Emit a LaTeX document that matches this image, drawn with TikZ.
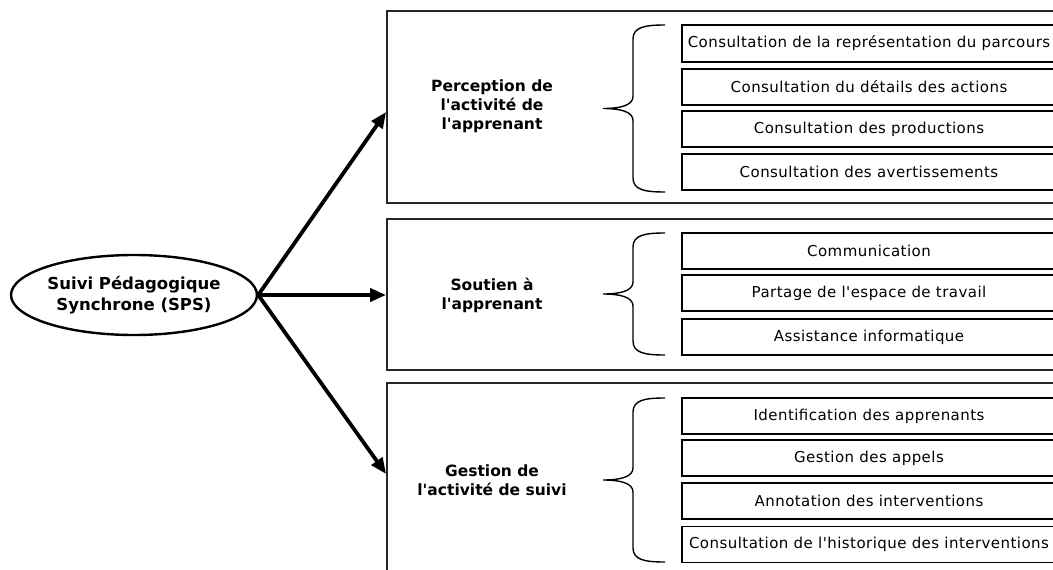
\documentclass[tikz,border=0pt]{standalone}
\usepackage{fontspec}
\setmainfont{DejaVu Sans}[Ligatures=TeXOff]
\newfontfamily\itemfont{DejaVu Sans}[Ligatures=TeXOff, LetterSpace=3]
\usetikzlibrary{arrows.meta,shapes.geometric}
\tikzset{
  bigbox/.style={draw=black!85, line width=1.8pt, rectangle, inner sep=0pt},
  itembox/.style={draw=black, line width=1.3pt, rectangle, inner sep=0pt, minimum width=374pt, minimum height=36pt, font=\itemfont\fontsize{15}{17}\selectfont},
  grouplabel/.style={align=center, font=\fontsize{15.5}{19}\selectfont\bfseries, inner sep=0pt},
  rootnode/.style={draw=black, line width=2.4pt, ellipse, minimum width=246pt, minimum height=80pt, inner sep=0pt, align=center, font=\fontsize{16.5}{21}\selectfont\bfseries},
  bigarrow/.style={line width=3.8pt, -{Triangle[length=16pt,width=13pt]}},
  bracepath/.style={line width=1.4pt}
}
\newcommand{\bracedraw}[3]{% x-tip, top, bottom
  \pgfmathsetmacro{\mid}{(#2+#3)/2}
  \draw[bracepath] (665,#2) .. controls (645,#2) and (633,#2+2) .. (633,#2+14)
    -- (633,\mid-12) .. controls (633,\mid-3) and (620,\mid) .. (603,\mid)
    .. controls (620,\mid) and (633,\mid+3) .. (633,\mid+12)
    -- (633,#3-14) .. controls (633,#3-2) and (645,#3) .. (665,#3);
}
\begin{document}
\begin{tikzpicture}[x=1pt,y=-1pt]
\useasboundingbox (0,0) rectangle (1053,570);
\clip (0,0) rectangle (1053,570);
\fill[white] (0,0) rectangle (1053,570);

% root
\node[rootnode] (sps) at (134,295) {Suivi Pédagogique\\Synchrone (SPS)};

% big boxes
\node[bigbox, minimum width=680pt, minimum height=192pt] (g1) at (727,107) {};
\node[bigbox, minimum width=680pt, minimum height=151pt] (g2) at (727,294.5) {};
\node[bigbox, minimum width=680pt, minimum height=207pt] (g3) at (727,486.5) {};

% group labels
\node[grouplabel] (l1) at (492,106) {Perception de\\l'activité de\\l'apprenant};
\node[grouplabel] (l2) at (492,295) {Soutien à\\l'apprenant};
\node[grouplabel] (l3) at (492,480) {Gestion de\\l'activité de suivi};

% items group 1
\node[itembox, minimum height=37pt] (a1) at (869,43.5) {Consultation de la représentation du parcours};
\node[itembox] (a2) at (869,87) {Consultation du détails des actions};
\node[itembox] (a3) at (869,129) {Consultation des productions};
\node[itembox] (a4) at (869,172) {Consultation des avertissements};

% items group 2
\node[itembox] (b1) at (869,251) {Communication};
\node[itembox] (b2) at (869,293) {Partage de l'espace de travail};
\node[itembox] (b3) at (869,337) {Assistance informatique};

% items group 3
\node[itembox] (c1) at (869,416) {Identification des apprenants};
\node[itembox] (c2) at (869,458) {Gestion des appels};
\node[itembox] (c3) at (869,501) {Annotation des interventions};
\node[itembox] (c4) at (869,544.5) {Consultation de l'historique des interventions};

% braces
\bracedraw{603}{25}{192}
\bracedraw{603}{233}{355}
\bracedraw{603}{398}{562}

% arrows
\coordinate (t1) at (g1.west |- 0,112);
\coordinate (t2) at (g2.west |- 0,295);
\coordinate (t3) at (g3.west |- 0,474);
\draw[bigarrow] (sps.east) -- (t1);
\draw[bigarrow] (sps.east) -- (t2);
\draw[bigarrow] (sps.east) -- (t3);
\end{tikzpicture}
\end{document}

········

* _What is being asked_: Pictures are to be left out; repeat all the remaining data exactly.

* _Solution to this problem_:
Emit a LaTeX document that matches this image, drawn with TikZ.
\documentclass[tikz,border=0pt]{standalone}
\usepackage{fontspec}
\setmainfont{DejaVu Sans}[Ligatures=TeXOff]
\newfontfamily\itemfont{DejaVu Sans}[Ligatures=TeXOff, LetterSpace=3]
\usetikzlibrary{arrows.meta,shapes.geometric}
\tikzset{
  bigbox/.style={draw=black!85, line width=1.8pt, rectangle, inner sep=0pt},
  itembox/.style={draw=black, line width=1.3pt, rectangle, inner sep=0pt, minimum width=374pt, minimum height=36pt, font=\itemfont\fontsize{15}{17}\selectfont},
  grouplabel/.style={align=center, font=\fontsize{15.5}{19}\selectfont\bfseries, inner sep=0pt},
  rootnode/.style={draw=black, line width=2.4pt, ellipse, minimum width=246pt, minimum height=80pt, inner sep=0pt, align=center, font=\fontsize{16.5}{21}\selectfont\bfseries},
  bigarrow/.style={line width=3.8pt, -{Triangle[length=16pt,width=13pt]}},
  bracepath/.style={line width=1.4pt}
}
\newcommand{\bracedraw}[3]{% x-tip, top, bottom
  \pgfmathsetmacro{\mid}{(#2+#3)/2}
  \draw[bracepath] (665,#2) .. controls (645,#2) and (633,#2+2) .. (633,#2+14)
    -- (633,\mid-12) .. controls (633,\mid-3) and (620,\mid) .. (603,\mid)
    .. controls (620,\mid) and (633,\mid+3) .. (633,\mid+12)
    -- (633,#3-14) .. controls (633,#3-2) and (645,#3) .. (665,#3);
}
\begin{document}
\begin{tikzpicture}[x=1pt,y=-1pt]
\useasboundingbox (0,0) rectangle (1053,570);
\clip (0,0) rectangle (1053,570);
\fill[white] (0,0) rectangle (1053,570);

% root
\node[rootnode] (sps) at (134,295) {Suivi Pédagogique\\Synchrone (SPS)};

% big boxes
\node[bigbox, minimum width=680pt, minimum height=192pt] (g1) at (727,107) {};
\node[bigbox, minimum width=680pt, minimum height=151pt] (g2) at (727,294.5) {};
\node[bigbox, minimum width=680pt, minimum height=207pt] (g3) at (727,486.5) {};

% group labels
\node[grouplabel] (l1) at (492,106) {Perception de\\l'activité de\\l'apprenant};
\node[grouplabel] (l2) at (492,295) {Soutien à\\l'apprenant};
\node[grouplabel] (l3) at (492,480) {Gestion de\\l'activité de suivi};

% items group 1
\node[itembox, minimum height=37pt] (a1) at (869,43.5) {Consultation de la représentation du parcours};
\node[itembox] (a2) at (869,87) {Consultation du détails des actions};
\node[itembox] (a3) at (869,129) {Consultation des productions};
\node[itembox] (a4) at (869,172) {Consultation des avertissements};

% items group 2
\node[itembox] (b1) at (869,251) {Communication};
\node[itembox] (b2) at (869,293) {Partage de l'espace de travail};
\node[itembox] (b3) at (869,337) {Assistance informatique};

% items group 3
\node[itembox] (c1) at (869,416) {Identification des apprenants};
\node[itembox] (c2) at (869,458) {Gestion des appels};
\node[itembox] (c3) at (869,501) {Annotation des interventions};
\node[itembox] (c4) at (869,544.5) {Consultation de l'historique des interventions};

% braces
\bracedraw{603}{25}{192}
\bracedraw{603}{233}{355}
\bracedraw{603}{398}{562}

% arrows
\coordinate (t1) at (g1.west |- 0,112);
\coordinate (t2) at (g2.west |- 0,295);
\coordinate (t3) at (g3.west |- 0,474);
\draw[bigarrow] (sps.east) -- (t1);
\draw[bigarrow] (sps.east) -- (t2);
\draw[bigarrow] (sps.east) -- (t3);
\end{tikzpicture}
\end{document}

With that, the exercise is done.